“The bulls are like the giraffe, which is scared by nothing or like the magician…who in his mirror made the ladies appear much more beautiful than they are in reality.  They love everything; they praise everything; they exaggerate everything.


The bears, on the contrary, are completely ruled by fear, trepidation and nervousness.  Rabbits become elephants, brawls in a tavern become rebellions, faint shadows appear to them as signs of chaos”


Joseph de la Vega

‘Confusion de Confusiones’, 1688



Joseph de la Vega



When it comes to our views on the pound sterling, there have been certainly times during the past year when we felt a little bit like Joseph de la Vega’s proverbial bears, mistaking the ‘shadows’ of a deteriorating current account deficit and housing and a consumption driven growth model for signs of impending chaos.

We were convinced that GBP was significantly overvalued, even as expectations for Bank of England interest rate rises began to push GBPUSD over the 1.70 level.  However, this bullishness was also causing the market to become extremely stretched; by April, according to CFTC data, ‘long GBP’ speculative positioning had reached its third highest level ever.  In other words, on only two previous occasions had the investment community been holding as many pounds for speculative reasons.  This gave us confidence to maintain our non-consensus bearish view.

In the end, our twelve month GBPUSD forecast of 1.55 (from a January spot of 1.65) looks to have been a pretty decent call. 


We did expect the US dollar to be a relatively strong performer in 2014, but in hindsight we underestimated the degree to which the greenback would rally against virtually all of its peers (our biggest error was to underestimate the degree to which the euro would weaken – see below).  The reason for this underestimation is easy to identify – as we wrote on February 17th “…we put probability that QE ends in 2014 at less than 50%”.  Obviously, QE did end in 2014 – and the dollar ended the year even stronger than we initially expected.


From late 2012 and throughout 2013, we were quite bullish on the euro, largely against market consensus (which was largely correct).  However, in January 2014 we began to moderate this call, writing: “our conviction in the euro’s ability to continue to move higher is limited as EURUSD pushes further and further away from its fair value (estimated at around 1.20)…we are now broadly neutral on the single currency…”

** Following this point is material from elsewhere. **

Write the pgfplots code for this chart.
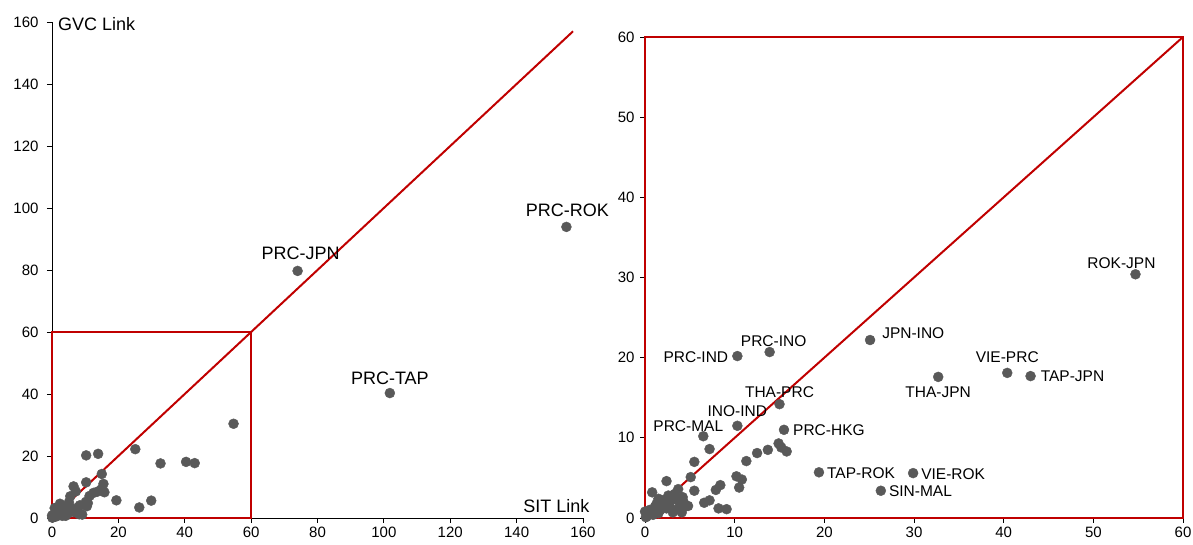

Well, while we were right to call the top as EURUSD approached 1.40, we unquestionably underestimated the degree to which the euro would weaken in 2014 – we did expect EURUSD to drop from near 1.40 (where it began the year) to the low 1.30’s during the year (6 month forecast of 1.32), but we did not expect EURUSD drop down to the mid 1.20’s.


We started 2014 with a bullish bias for USDCAD, expecting an appreciation in the currency pair of about 5%.  This represented a shift from our largely bearish bias, which we had maintained since the onset of the financial crisis in 2008, and seemed a reasonably aggressive prediction, in light of the fact that USDCAD had demonstrated a range of less than 10% over the preceding five years.

In reality, USDCAD has appreciated by about 10% in 2014 (we did upgrade our forecasts to catch the second leg of this move earlier in the year).  The main reason for our initial underestimation of the extent of USDCAD’s rise in 2014?  We did not foresee the degree to which the oil price would weaken, which has undoubtedly been the main driver of USDCAD’s rally beyond the 1.10/1.12 level.   

We have certainly enjoyed analysing, assessing, and writing about the currency markets in 2014, and we hope you have enjoyed reading our weekly notes.  As the year comes to an end, we here on the Validus Research Desk would like to take this opportunity to wish all of our valued clients, colleagues and friends a happy and relaxed holiday season, and a prosperous 2015!